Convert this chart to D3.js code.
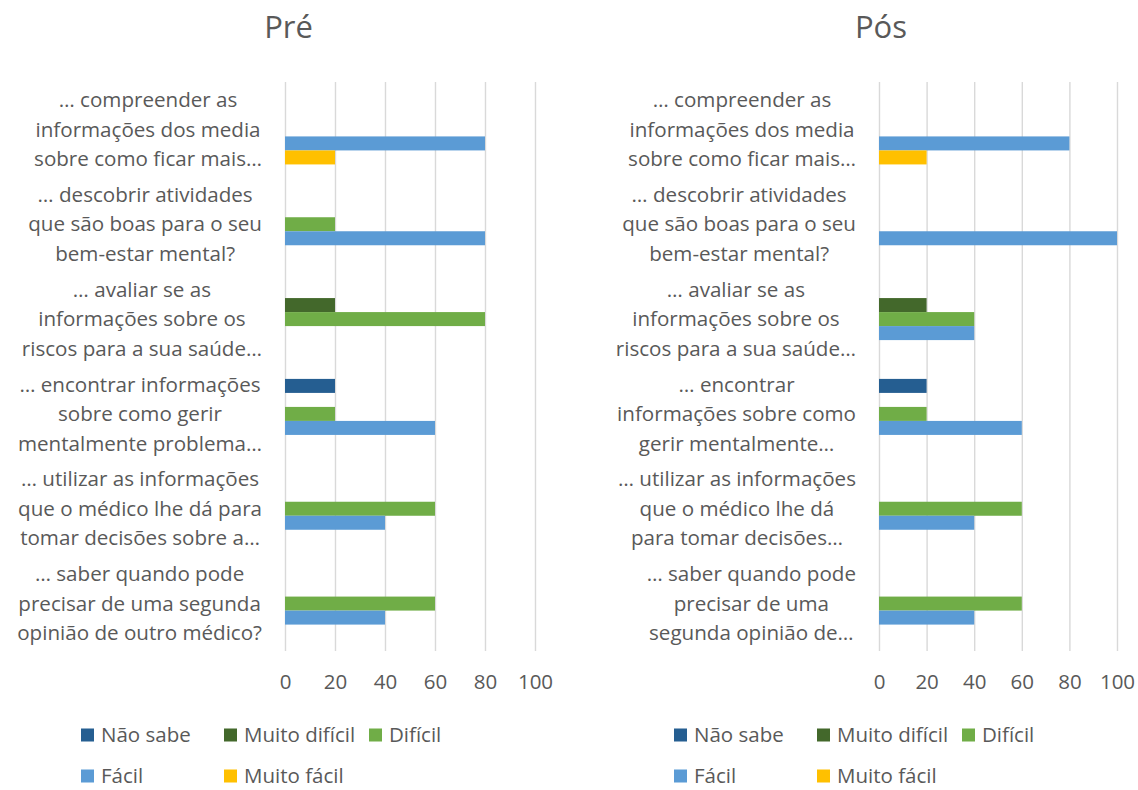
----------
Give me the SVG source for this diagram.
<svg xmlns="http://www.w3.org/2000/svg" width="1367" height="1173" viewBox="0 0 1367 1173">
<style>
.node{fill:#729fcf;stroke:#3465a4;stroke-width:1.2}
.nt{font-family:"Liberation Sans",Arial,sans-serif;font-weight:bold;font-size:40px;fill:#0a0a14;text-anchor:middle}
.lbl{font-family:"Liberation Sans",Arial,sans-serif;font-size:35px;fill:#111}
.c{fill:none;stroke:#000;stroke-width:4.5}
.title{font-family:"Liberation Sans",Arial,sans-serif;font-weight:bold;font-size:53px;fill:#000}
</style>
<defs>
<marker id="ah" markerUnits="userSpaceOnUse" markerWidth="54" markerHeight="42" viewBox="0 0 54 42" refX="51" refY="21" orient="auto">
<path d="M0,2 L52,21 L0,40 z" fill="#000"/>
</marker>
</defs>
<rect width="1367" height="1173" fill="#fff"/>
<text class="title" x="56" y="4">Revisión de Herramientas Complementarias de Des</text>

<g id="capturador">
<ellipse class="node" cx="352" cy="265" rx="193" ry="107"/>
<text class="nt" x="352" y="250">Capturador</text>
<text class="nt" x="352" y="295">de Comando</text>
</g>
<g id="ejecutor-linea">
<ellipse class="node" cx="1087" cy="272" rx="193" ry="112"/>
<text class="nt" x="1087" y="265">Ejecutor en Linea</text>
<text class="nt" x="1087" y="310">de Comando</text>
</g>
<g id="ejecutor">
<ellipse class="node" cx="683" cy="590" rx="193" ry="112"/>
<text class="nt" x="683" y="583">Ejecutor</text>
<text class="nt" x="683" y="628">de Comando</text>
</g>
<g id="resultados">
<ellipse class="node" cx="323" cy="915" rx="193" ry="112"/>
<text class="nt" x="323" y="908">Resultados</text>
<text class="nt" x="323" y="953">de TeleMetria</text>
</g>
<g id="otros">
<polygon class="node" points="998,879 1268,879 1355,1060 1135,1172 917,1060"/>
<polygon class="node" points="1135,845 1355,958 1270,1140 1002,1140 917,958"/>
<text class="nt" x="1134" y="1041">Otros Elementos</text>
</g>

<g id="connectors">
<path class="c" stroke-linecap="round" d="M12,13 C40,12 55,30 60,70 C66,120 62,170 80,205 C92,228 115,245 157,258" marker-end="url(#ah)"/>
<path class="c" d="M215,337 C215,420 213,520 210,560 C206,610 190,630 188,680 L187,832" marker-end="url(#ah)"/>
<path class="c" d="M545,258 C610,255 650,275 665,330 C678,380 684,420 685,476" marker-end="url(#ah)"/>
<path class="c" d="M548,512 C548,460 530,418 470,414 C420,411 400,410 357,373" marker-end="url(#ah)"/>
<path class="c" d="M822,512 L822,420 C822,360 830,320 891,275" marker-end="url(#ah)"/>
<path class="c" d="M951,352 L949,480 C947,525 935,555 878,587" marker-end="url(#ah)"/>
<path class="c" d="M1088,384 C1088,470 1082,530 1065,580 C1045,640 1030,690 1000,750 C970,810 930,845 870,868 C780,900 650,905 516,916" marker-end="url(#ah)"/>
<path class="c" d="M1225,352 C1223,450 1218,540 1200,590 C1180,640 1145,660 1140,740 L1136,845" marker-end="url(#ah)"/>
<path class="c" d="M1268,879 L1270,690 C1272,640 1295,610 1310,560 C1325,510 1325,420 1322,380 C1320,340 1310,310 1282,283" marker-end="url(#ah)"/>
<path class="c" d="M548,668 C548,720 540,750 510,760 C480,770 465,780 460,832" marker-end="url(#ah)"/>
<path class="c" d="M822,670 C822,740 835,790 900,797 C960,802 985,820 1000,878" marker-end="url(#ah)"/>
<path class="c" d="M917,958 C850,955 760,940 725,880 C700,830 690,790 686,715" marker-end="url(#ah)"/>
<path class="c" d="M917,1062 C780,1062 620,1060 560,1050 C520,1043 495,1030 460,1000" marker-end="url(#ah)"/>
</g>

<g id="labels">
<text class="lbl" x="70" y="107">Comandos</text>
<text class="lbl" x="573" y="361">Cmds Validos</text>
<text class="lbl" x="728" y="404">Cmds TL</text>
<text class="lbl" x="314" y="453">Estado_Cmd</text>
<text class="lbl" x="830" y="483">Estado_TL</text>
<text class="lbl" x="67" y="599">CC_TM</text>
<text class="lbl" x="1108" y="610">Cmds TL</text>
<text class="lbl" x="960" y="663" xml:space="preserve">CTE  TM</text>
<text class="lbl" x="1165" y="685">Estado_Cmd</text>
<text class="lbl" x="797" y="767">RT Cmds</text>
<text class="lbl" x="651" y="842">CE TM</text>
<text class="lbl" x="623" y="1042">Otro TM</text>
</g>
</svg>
----------
*PROBLEM REQUIREMENTS:*
Only the lines from the one with "Give me the SVG source for this diagram." up to the one with "Complementarias de Des</text>" should be repeated, both included, exactly as they appear.

*WRITTEN SOLUTION:*
Give me the SVG source for this diagram.
<svg xmlns="http://www.w3.org/2000/svg" width="1367" height="1173" viewBox="0 0 1367 1173">
<style>
.node{fill:#729fcf;stroke:#3465a4;stroke-width:1.2}
.nt{font-family:"Liberation Sans",Arial,sans-serif;font-weight:bold;font-size:40px;fill:#0a0a14;text-anchor:middle}
.lbl{font-family:"Liberation Sans",Arial,sans-serif;font-size:35px;fill:#111}
.c{fill:none;stroke:#000;stroke-width:4.5}
.title{font-family:"Liberation Sans",Arial,sans-serif;font-weight:bold;font-size:53px;fill:#000}
</style>
<defs>
<marker id="ah" markerUnits="userSpaceOnUse" markerWidth="54" markerHeight="42" viewBox="0 0 54 42" refX="51" refY="21" orient="auto">
<path d="M0,2 L52,21 L0,40 z" fill="#000"/>
</marker>
</defs>
<rect width="1367" height="1173" fill="#fff"/>
<text class="title" x="56" y="4">Revisión de Herramientas Complementarias de Des</text>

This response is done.